- WHAT IS REQUIRED -
Write out the listing below exactly, and omit any images you find in it.
═════ GIVEN INFORMATION ═════
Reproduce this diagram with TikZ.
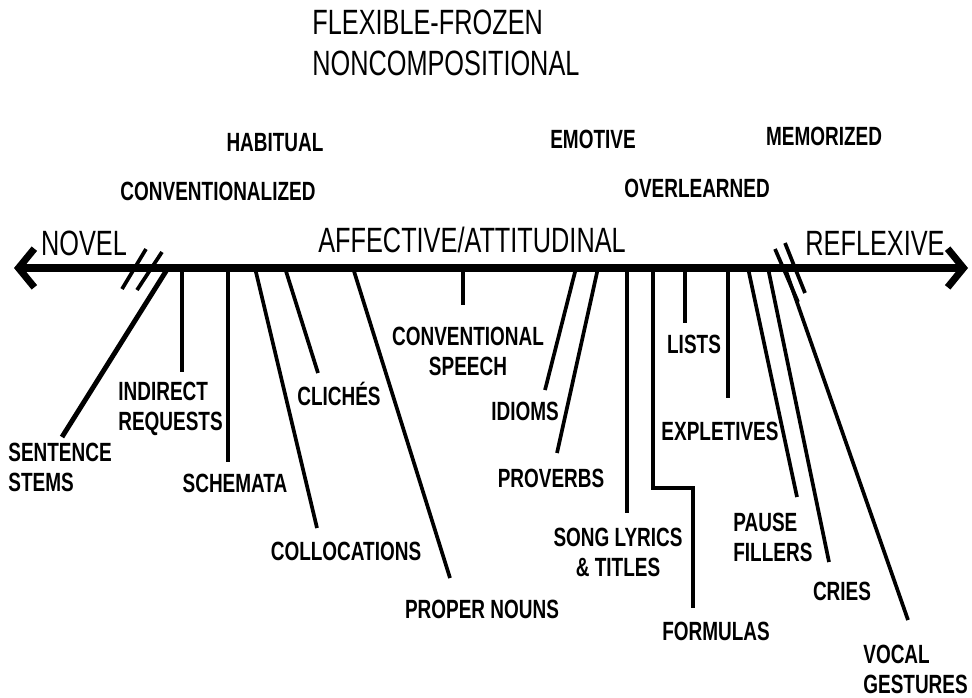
\documentclass[tikz,border=0pt]{standalone}
\usepackage{fontspec}
\setmainfont{Liberation Sans}[FakeStretch=0.72]
\usetikzlibrary{arrows.meta}

\begin{document}
\begin{tikzpicture}[x=0.02cm, y=-0.02cm,
	big/.style={inner sep=0pt, font=\fontsize{20}{23}\selectfont},
	lbl/.style={inner sep=0pt, font=\fontsize{15}{17}\selectfont\bfseries},
	leg/.style={line width=2.1pt},
	brk/.style={line width=2.1pt},
	axis/.style={line width=5pt, >={Straight Barb[length=9pt,width=22pt,line width=4pt]}, <->}]
\useasboundingbox (0,0) rectangle (972,697);
% headings
\node[big, align=left, anchor=north west] (title) at (312,10) {FLEXIBLE-FROZEN\\NONCOMPOSITIONAL};
\node[lbl, anchor=base] (habit) at (275,151) {HABITUAL};
\node[lbl, anchor=base] (convz) at (218,200) {CONVENTIONALIZED};
\node[lbl, anchor=base] (emot) at (593,148) {EMOTIVE};
\node[lbl, anchor=base] (memo) at (824,145) {MEMORIZED};
\node[lbl, anchor=base] (overl) at (697,197) {OVERLEARNED};
\node[big, anchor=base] (novel) at (84,255) {NOVEL};
\node[big, anchor=base] (affect) at (472,252) {AFFECTIVE/ATTITUDINAL};
\node[big, anchor=base] (reflex) at (875,255) {REFLEXIVE};
% continuum
\coordinate (w) at (14,268);
\coordinate (e) at (968,268);
\draw[axis] (w) -- (e);
\draw[brk] (146,249) -- (122,289); % break.left
\draw[brk] (162,252) -- (137,290);
\draw[brk] (775,249) -- (798,302); % break.right
\draw[brk] (785,243) -- (805,293);
% labels
\node[lbl, align=left, anchor=north west] (stems) at (8,443) {SENTENCE\\ STEMS};
\node[lbl, align=left, anchor=north west] (indir) at (118,382) {INDIRECT\\REQUESTS};
\node[lbl, anchor=base] (schem) at (235,492) {SCHEMATA};
\node[lbl, anchor=base] (colloc) at (346,560) {COLLOCATIONS};
\node[lbl, anchor=base] (cliche) at (339,405) {CLICHÉS};
\node[lbl, anchor=base] (proper) at (482,618) {PROPER NOUNS};
\node[lbl, align=center, anchor=north] (speech) at (468,327) {CONVENTIONAL\\SPEECH};
\node[lbl, anchor=base] (idiom) at (525,420) {IDIOMS};
\node[lbl, anchor=base] (prov) at (551,487) {PROVERBS};
\node[lbl, align=center, anchor=north] (song) at (618,528) {SONG LYRICS\\\& TITLES};
\node[lbl, anchor=base] (formula) at (716,640) {FORMULAS};
\node[lbl, anchor=base] (lists) at (694,353) {LISTS};
\node[lbl, anchor=base] (explet) at (720,440) {EXPLETIVES};
\node[lbl, align=left, anchor=north west] (pause) at (733,513) {PAUSE\\FILLERS};
\node[lbl, anchor=base] (cries) at (842,600) {CRIES};
\node[lbl, align=left, anchor=north west] (vocal) at (863,645) {VOCAL\\GESTURES};
% connectors
\coordinate (s1) at (168,268); \coordinate (t1) at (62,437); % stems
\coordinate (s2) at (182,268); \coordinate (t2) at (182,372); % indirect
\coordinate (s3) at (228,268); \coordinate (t3) at (228,462); % schemata
\coordinate (s4) at (255,268); \coordinate (t4) at (317,528); % collocations
\coordinate (s5) at (285,268); \coordinate (t5) at (318,373); % cliches
\coordinate (s6) at (353,268); \coordinate (t6) at (450,578); % proper nouns
\coordinate (s7) at (463,268); \coordinate (t7) at (463,305); % speech
\coordinate (s8) at (576,268); \coordinate (t8) at (545,390); % idioms
\coordinate (s9) at (598,268); \coordinate (t9) at (557,453); % proverbs
\coordinate (s10) at (627,268); \coordinate (t10) at (627,513); % song
\coordinate (s11) at (653,268); \coordinate (t11) at (693,608); % formulas
\coordinate (s12) at (685,268); \coordinate (t12) at (685,323); % lists
\coordinate (s13) at (728,268); \coordinate (t13) at (728,398); % expletives
\coordinate (s14) at (748,268); \coordinate (t14) at (797,497); % pause
\coordinate (s15) at (768,268); \coordinate (t15) at (829,562); % cries
\coordinate (s16) at (785,268); \coordinate (t16) at (908,620); % vocal
\draw[leg, line width=2.8pt] (s1) -- (t1);
\draw[leg] (s2) -- (t2);
\draw[leg] (s3) -- (t3);
\draw[leg] (s4) -- (t4);
\draw[leg] (s5) -- (t5);
\draw[leg] (s6) -- (t6);
\draw[leg] (s7) -- (t7);
\draw[leg] (s8) -- (t8);
\draw[leg] (s9) -- (t9);
\draw[leg] (s10) -- (t10);
\draw[leg] (s11) -- ++(0,220) -| (t11);
\draw[leg] (s12) -- (t12);
\draw[leg] (s13) -- (t13);
\draw[leg] (s14) -- (t14);
\draw[leg] (s15) -- (t15);
\draw[leg] (s16) -- (t16);
\end{tikzpicture}
\end{document}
═════
- EXERCISE RESULT -
Reproduce this diagram with TikZ.
\documentclass[tikz,border=0pt]{standalone}
\usepackage{fontspec}
\setmainfont{Liberation Sans}[FakeStretch=0.72]
\usetikzlibrary{arrows.meta}

\begin{document}
\begin{tikzpicture}[x=0.02cm, y=-0.02cm,
	big/.style={inner sep=0pt, font=\fontsize{20}{23}\selectfont},
	lbl/.style={inner sep=0pt, font=\fontsize{15}{17}\selectfont\bfseries},
	leg/.style={line width=2.1pt},
	brk/.style={line width=2.1pt},
	axis/.style={line width=5pt, >={Straight Barb[length=9pt,width=22pt,line width=4pt]}, <->}]
\useasboundingbox (0,0) rectangle (972,697);
% headings
\node[big, align=left, anchor=north west] (title) at (312,10) {FLEXIBLE-FROZEN\\NONCOMPOSITIONAL};
\node[lbl, anchor=base] (habit) at (275,151) {HABITUAL};
\node[lbl, anchor=base] (convz) at (218,200) {CONVENTIONALIZED};
\node[lbl, anchor=base] (emot) at (593,148) {EMOTIVE};
\node[lbl, anchor=base] (memo) at (824,145) {MEMORIZED};
\node[lbl, anchor=base] (overl) at (697,197) {OVERLEARNED};
\node[big, anchor=base] (novel) at (84,255) {NOVEL};
\node[big, anchor=base] (affect) at (472,252) {AFFECTIVE/ATTITUDINAL};
\node[big, anchor=base] (reflex) at (875,255) {REFLEXIVE};
% continuum
\coordinate (w) at (14,268);
\coordinate (e) at (968,268);
\draw[axis] (w) -- (e);
\draw[brk] (146,249) -- (122,289); % break.left
\draw[brk] (162,252) -- (137,290);
\draw[brk] (775,249) -- (798,302); % break.right
\draw[brk] (785,243) -- (805,293);
% labels
\node[lbl, align=left, anchor=north west] (stems) at (8,443) {SENTENCE\\ STEMS};
\node[lbl, align=left, anchor=north west] (indir) at (118,382) {INDIRECT\\REQUESTS};
\node[lbl, anchor=base] (schem) at (235,492) {SCHEMATA};
\node[lbl, anchor=base] (colloc) at (346,560) {COLLOCATIONS};
\node[lbl, anchor=base] (cliche) at (339,405) {CLICHÉS};
\node[lbl, anchor=base] (proper) at (482,618) {PROPER NOUNS};
\node[lbl, align=center, anchor=north] (speech) at (468,327) {CONVENTIONAL\\SPEECH};
\node[lbl, anchor=base] (idiom) at (525,420) {IDIOMS};
\node[lbl, anchor=base] (prov) at (551,487) {PROVERBS};
\node[lbl, align=center, anchor=north] (song) at (618,528) {SONG LYRICS\\\& TITLES};
\node[lbl, anchor=base] (formula) at (716,640) {FORMULAS};
\node[lbl, anchor=base] (lists) at (694,353) {LISTS};
\node[lbl, anchor=base] (explet) at (720,440) {EXPLETIVES};
\node[lbl, align=left, anchor=north west] (pause) at (733,513) {PAUSE\\FILLERS};
\node[lbl, anchor=base] (cries) at (842,600) {CRIES};
\node[lbl, align=left, anchor=north west] (vocal) at (863,645) {VOCAL\\GESTURES};
% connectors
\coordinate (s1) at (168,268); \coordinate (t1) at (62,437); % stems
\coordinate (s2) at (182,268); \coordinate (t2) at (182,372); % indirect
\coordinate (s3) at (228,268); \coordinate (t3) at (228,462); % schemata
\coordinate (s4) at (255,268); \coordinate (t4) at (317,528); % collocations
\coordinate (s5) at (285,268); \coordinate (t5) at (318,373); % cliches
\coordinate (s6) at (353,268); \coordinate (t6) at (450,578); % proper nouns
\coordinate (s7) at (463,268); \coordinate (t7) at (463,305); % speech
\coordinate (s8) at (576,268); \coordinate (t8) at (545,390); % idioms
\coordinate (s9) at (598,268); \coordinate (t9) at (557,453); % proverbs
\coordinate (s10) at (627,268); \coordinate (t10) at (627,513); % song
\coordinate (s11) at (653,268); \coordinate (t11) at (693,608); % formulas
\coordinate (s12) at (685,268); \coordinate (t12) at (685,323); % lists
\coordinate (s13) at (728,268); \coordinate (t13) at (728,398); % expletives
\coordinate (s14) at (748,268); \coordinate (t14) at (797,497); % pause
\coordinate (s15) at (768,268); \coordinate (t15) at (829,562); % cries
\coordinate (s16) at (785,268); \coordinate (t16) at (908,620); % vocal
\draw[leg, line width=2.8pt] (s1) -- (t1);
\draw[leg] (s2) -- (t2);
\draw[leg] (s3) -- (t3);
\draw[leg] (s4) -- (t4);
\draw[leg] (s5) -- (t5);
\draw[leg] (s6) -- (t6);
\draw[leg] (s7) -- (t7);
\draw[leg] (s8) -- (t8);
\draw[leg] (s9) -- (t9);
\draw[leg] (s10) -- (t10);
\draw[leg] (s11) -- ++(0,220) -| (t11);
\draw[leg] (s12) -- (t12);
\draw[leg] (s13) -- (t13);
\draw[leg] (s14) -- (t14);
\draw[leg] (s15) -- (t15);
\draw[leg] (s16) -- (t16);
\end{tikzpicture}
\end{document}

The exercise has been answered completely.